Woo began her political journey when she was one of the key organizers for anti-Asian hate crimes. She also led protests and rallies to fight against King County’s mega Sodo homeless shelter and lobbying for the city’s support. Jonathan Choe, an independent journalist, the Times, and TV stations followed our community’s movement. To see The Medium endorse Woo was unexpectedly delightful. It had inspired Black votes. And to see the Puget Sound Business Journal reporting that former state representative Dawn Mason withdrew her early endorsement for Morales and endorsed Woo instead was marvelous. Was that even a business story? I chuckled.
The early stories had set the stage for Woo to run for office. But the later stories gave Woo the much-needed exposure for her run. These stories serve as a tool to educate the larger community on the CID’s struggles and injustices.

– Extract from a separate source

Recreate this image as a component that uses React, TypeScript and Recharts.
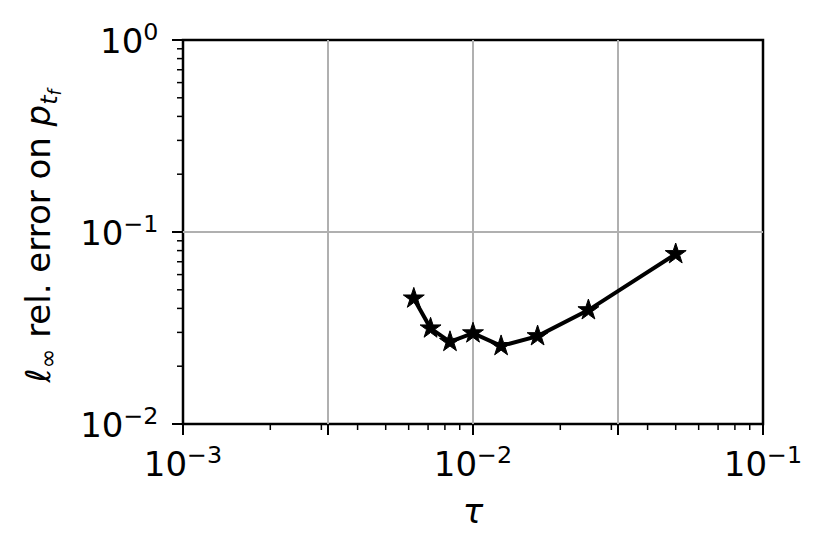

It’s exciting to see more people of color elected to the City Council than ever before. For the first time in history, the city has elected three outstanding leaders of color, including two Blacks — Joy Hollingsworth for District 3 and Rob Saka for District 7 — and a Latino, Maria Rivera, in District 4. How far people of color have come along! That’s amazing progress in our city. But what about us Asian Americans?
It’s a shame to see the Asian community without representation even though Asian Americans are the largest minority in Seattle. We thought we could finally have one of our own to represent one of the most diverse districts, South Seattle, only to see that dream being blown away by less than 400 votes. Sad. Unjust. Incomprehensible.
Our ancestors settled in Seattle as early as the 18th century. The only Asian council member, Kshama Sawant, is not running for reelection. But Sawant is no different from Morales, who is known as Sawant No. 2. One-sided and ideological, both voted similarly on issues. They ignored the urgent needs of their own district, and they never showed up for our community or their own district.
Sawant is an embarrassment to many Asian community members. The Asian community has never identified her as one of its own — and vice versa. That motivated the community to work relentlessly for Woo’s campaign. It’s Woo’s first attempt at running for political office. Though she might not make it, I see it as an accomplishment. It is not uncommon for someone to win on their second try for office. In fact, Morales lost in her first run against Bruce Harrell eight years ago.
Since at-large Seattle City Council member Teresa Mosqueda has won a seat at the King County Council, she will leave the city council by the end of the year. The City Council can make history by appointing an Asian American for the vacant seat, making it the most diverse council since the founding of Seattle in 1851.
Woo is the most qualified candidate. She is familiar with many urgent issues confronting the city. I trust the new City Council to do the right thing in 2024 by appointing Woo to the vacant position. Please don’t turn the clock back.